His followers simply didn’t connect with a convoluted plot involving displaced coal miners, a palsy sufferer who could channel radio waves, a rogue disc jockey trying to hold onto a dying format and, toward the end, a potentially catastrophic simulation of World War III.
Even back then, Waters seemed weary with trying to explain how it all came together. “I’m not going to talk about the plot of the record,” he said in another contemporary interview, “and I’ll tell you why: because it sounds crazed – and it is mildly crazed if I start describing it.”
In the end, Radio K.A.O.S. wanted to be about miscommunication, monetarism and how mass media can let us down.

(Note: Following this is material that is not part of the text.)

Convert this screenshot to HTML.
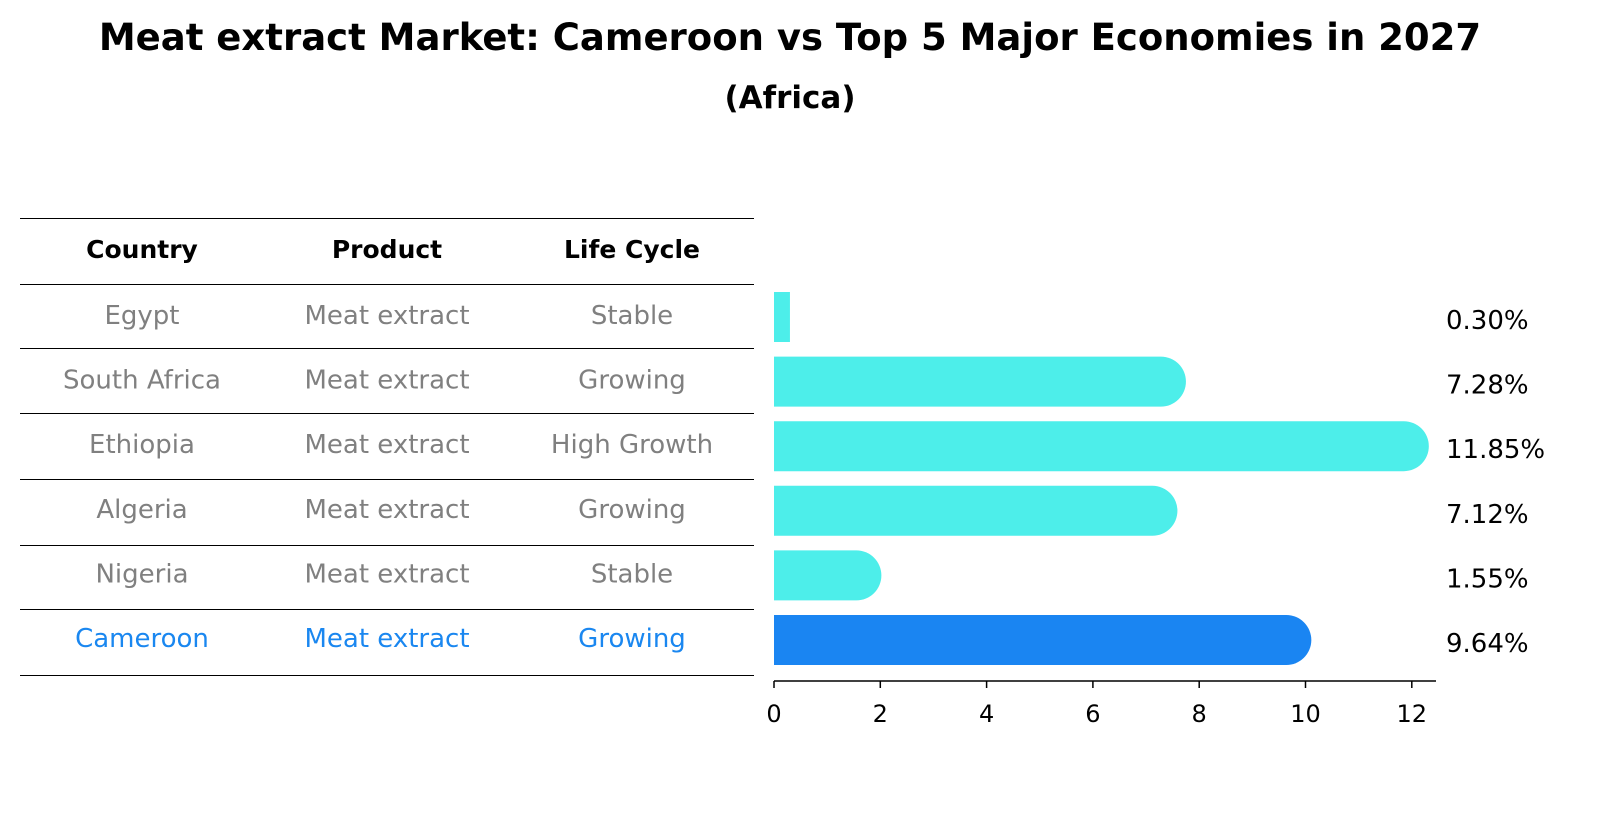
<!DOCTYPE html>
<html><head><meta charset="utf-8"><style>
body{margin:0;background:#fff;}
svg text{font-family:"DejaVu Sans","Liberation Sans",sans-serif;}
</style></head><body>
<svg width="1604" height="823" xmlns="http://www.w3.org/2000/svg">
<text x="790" y="50" text-anchor="middle" style="font-size:37px;font-weight:bold">Meat extract Market: Cameroon vs Top 5 Major Economies in 2027</text>
<text x="790" y="108" text-anchor="middle" style="font-size:31px;font-weight:bold">(Africa)</text>
<g id="table"></g>
<g id="bars"></g>
</svg>
<script>
const countries=["Egypt","South Africa","Ethiopia","Algeria","Nigeria","Cameroon"];
const products=["Meat extract","Meat extract","Meat extract","Meat extract","Meat extract","Meat extract"];
const lifeCycles=["Stable","Growing","High Growth","Growing","Stable","Growing"];
const values=[0.30,7.28,11.85,7.12,1.55,9.64];
const valueLabels=["0.30%","7.28%","11.85%","7.12%","1.55%","9.64%"];
const xTicks=[0,2,4,6,8,10,12];
const NS="http://www.w3.org/2000/svg";
const x0=774,pxPer=53.15;
function xs(v){return x0+v*pxPer;}
function rowY(i){return 317+i*64.6;}
function mk(tag,attrs,parent,txt){const e=document.createElementNS(NS,tag);for(const k in attrs)e.setAttribute(k,attrs[k]);if(txt!==undefined)e.textContent=txt;parent.appendChild(e);return e;}
const tbl=document.getElementById('table');
const lines=[218,284,348,413,479,545,609,675];
lines.forEach(y=>{const l=mk('line',{x1:20,x2:754,y1:y+0.5,y2:y+0.5,stroke:'#000','stroke-width':1,'shape-rendering':'crispEdges'},tbl);

});
const colX=[142,387,632];
["Country","Product","Life Cycle"].forEach((h,j)=>{const t=mk('text',{x:colX[j],y:258,'text-anchor':'middle',style:'font-size:25px;font-weight:bold'},tbl,h);

});
const bars=document.getElementById('bars');
countries.forEach((c,i)=>{
 const y=rowY(i);const col=i===5?'#1a87f0':'#808080';
 [c,products[i],lifeCycles[i]].forEach((s,j)=>{const t=mk('text',{x:colX[j],y:y+7,'text-anchor':'middle',style:'font-size:26px',fill:col},tbl,s);
 
 });
 const fill=i===5?'#1a85f2':'#4deeea';
 const w=xs(values[i])-x0;const r=25;
 let d;
 if(w>r){d=`M${x0},${y-r} H${x0+w} A${r},${r} 0 0 1 ${x0+w},${y+r} H${x0} Z`;}
 else{d=`M${x0},${y-r} H${x0+w} V${y+r} H${x0} Z`;}
 const p=mk('path',{d:d,fill:fill},bars);
 
 
 const t=mk('text',{x:1446,y:y+12,style:'font-size:26px'},bars,valueLabels[i]);
 
 
});
const ax=mk('line',{x1:x0,x2:1436,y1:681,y2:681,stroke:'#000','stroke-width':1.5},bars);


xTicks.forEach(v=>{const l=mk('line',{x1:xs(v),x2:xs(v),y1:681,y2:688,stroke:'#000','stroke-width':1.5},bars);


const t=mk('text',{x:xs(v),y:722,'text-anchor':'middle',style:'font-size:24px'},bars,String(v));

});
</script>
</body></html>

So a looming, radio-unfriendly portent ran through the album. Its narrative complexity also tended to make bite-sized singles a rather bewildering experience.
No amount of DX7, Fairlight or E-mu programming was going to fix that. And it certainly wasn’t going to magically transform these songs into hit singles.
“Between [co-producer] Ian Ritchie and myself, we really fucked that record up,” Waters admitted in Pigs Might Fly: The Inside Story of Pink Floyd. “We tried too hard to make it sound modern. I allowed myself to get pushed down roads that were uncomfortable for me. I should never have made that record.”
Watch Roger Waters’ Video for ‘Sunset Strip’
“Sunset Strip” arrives as song-cycle protagonist Billy, the wheelchair-using paraplegic boy from Wales, is sent to Los Angeles to live with a relative. He takes some comfort in calling into a radio show helmed by real-life DJ Jim Ladd, and the song discusses his arrival in America – and what Billy misses about home.
In a curious moment, they eventually begin talking about Billy’s distaste for various kinds of fish, of which there are many. Ladd pushes Billy to make a song request, assuming that’s why he called in. But Billy presses on: “My least-hated, favorite fish would be sole. That way you don’t have to see the eyes,” Billy says with the aid of a computer-generated voice assistant. “Sole has no eyes.”
These interactions were recorded at Waters’ home studio and were largely unscripted, Ladd told the Times. “We did about two hours of material, virtually all improvised – just off the top of our heads,” he said. “Roger knew what he wanted to get, but he didn’t script it out because wanted it as real and gut-level as possible.”
That sounds a lot more fun than it was. The song’s lithe groove and laughing DJ stand in contrast to its lonesome narrative, and the concluding conversation is both deeply weird and rather dark – especially the implication found in Waters’ final double entendre about the sole.
Billy becomes increasingly isolated, even as he begins to realize more about his powers – and how he might use them for the greater good. Hoping to scare the world into peace accords, Billy very nearly triggers Armageddon later on when he can’t reach Ladd, using the same phone to hack into competing nuclear-weapon systems. The tragedy is only narrowly averted.
Of course, “Sunset Strip” can’t connect all of those dots. Who is this boy? Why is calling Ladd? What’s he got against trout? These things are not explained, and cannot be, in a single song. The larger issues are barely explained across the whole of Radio K.A.O.S., a point that Waters seemed to concede by including a libretto in the packaging that tried to put things in perspective.
These dangers were quite real – and not just the end-of-the-world War Games-esque stuff. In a moment of sad irony, Ladd lost his real-life job as Waters’ LP was being completed when the L.A. rock station KMET was switched to an automated New Age format.
But a radio single just wasn’t the place to tell that story either.